Para Araceli García Carranza
No piense el lector que traigo alguna inconformidad con la memoria, o con el tiempo. He admirado y admiro a Proust, pero no es el caso. En mi adolescencia, uno de los acontecimientos más importantes de mi vida incipiente fue enseñar a leer y a escribir a los que, a mi alrededor, les había sido negado el acceso a la información y al conocimiento.
El año 1961 tuvo un complemento fuera de serie: la fundación de la Unión de Escritores y Artistas de Cuba, un dispositivo gremial en función de garantizar las condiciones para la creación de un arte y una literatura a la altura de aquel momento.
En el centro de aquel acto fundador encontramos a la figura de Nicolás Guillén cuyo prestigio intelectual era reconocido, con creces, en casi todas las latitudes. Su nombre era, y es, todo un emblema no ajeno a mi entorno familiar. Fue Felipe Morejón Noyola quien me enseñó a apreciar aquel nombre a través de sus maravillosos poemarios aparecidos en el catálogo argentino de Losada y comprados con gran desprendimiento por aquel vendedor de periódicos, marinero y estibador, que era mi padre.
Así las cosas, en un día del verano de 1961, tuve el gusto y el privilegio de conocer, en persona, al autor de El son entero (1947). Aquel primer encuentro se produjo en la playa de Santa María del Mar, al final de un banquete que, a propósito de la celebración de una conferencia internacional de trabajadores ferroviarios, auspiciaba la CTC.
Me desempeñaba como guía de un grupo de delegados franceses. Insistieron en ir a saludar a Guillén cuyos poemas habían disfrutado y con quien habían compartido en su exilio parisino de los años cincuenta. Escribí la crónica, hoy perdida, cuando Guillén arribó, en 1982, a sus primeros ochenta años.
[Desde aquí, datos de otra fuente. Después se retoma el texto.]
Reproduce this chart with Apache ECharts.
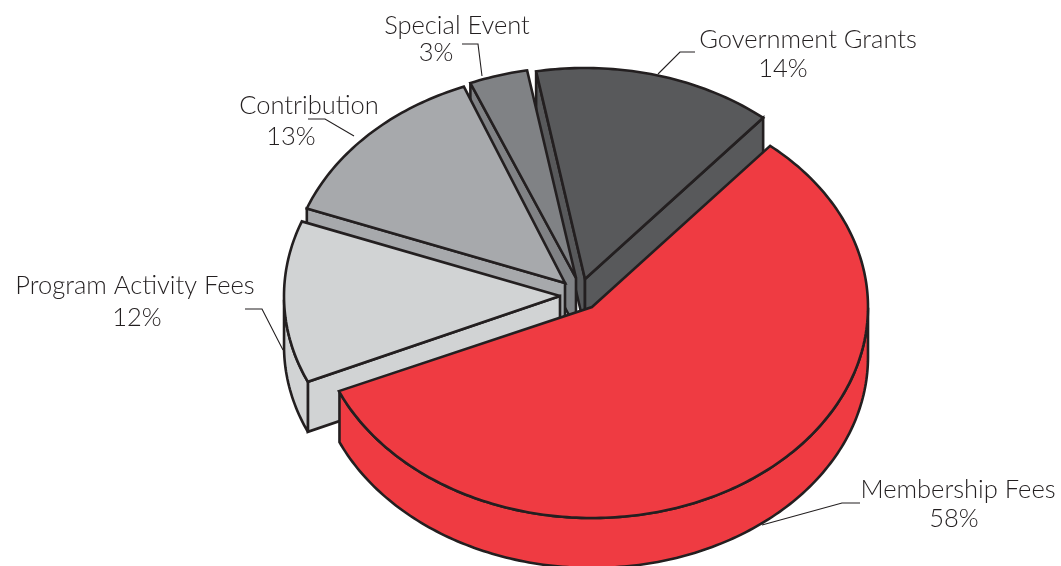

Allí conté el desconsuelo que me dio no poder ejercer mi función porque, luego de las presentaciones, Nicolás comenzó a hablar un francés impecable, aunque con un marcado acento hispano. La fluidez y la elegancia de su palabra hicieron las delicias de sus viejos amigos. Se despidió anunciándoles que estaba muy inmerso en los preparativos del primer congreso de escritores y artistas, a realizarse en los próximos días.
Empecé a frecuentar la biblioteca y algunas conferencias promovidas por la recién creada organización. Los sábados, en sus bellos jardines, nos reuníamos los más jóvenes aficionados a las letras. Había que crear una organización para nosotros. Entonces, meses después, sobrepasada la Crisis de Octubre, se me acercó el poeta Roberto Fernández Retamar –ya entonces mi profesor en la Escuela de Letras de la Universidad de La Habana— invitándome a redactar los estatutos que conformarían la primera Brigada Hermanos Saíz, como un tributo nuestro a la memoria de aquellos dos originales hermanos, jóvenes creadores de Pinar del Río, asesinados por la tiranía batistiana.
Así fue. La Brigada se convirtió, luego, en Asociación, pero yo había pasado ya a integrar lo que se llamó, en aquel tiempo inolvidable, la Sección de Literatura de la UNEAC, presidida por el gran narrador Félix Pita Rodríguez cuyo secretario era el poeta santiaguero César López.
Esta crónica me ha devuelto recuerdos que logramos sacar de un olvido culpable.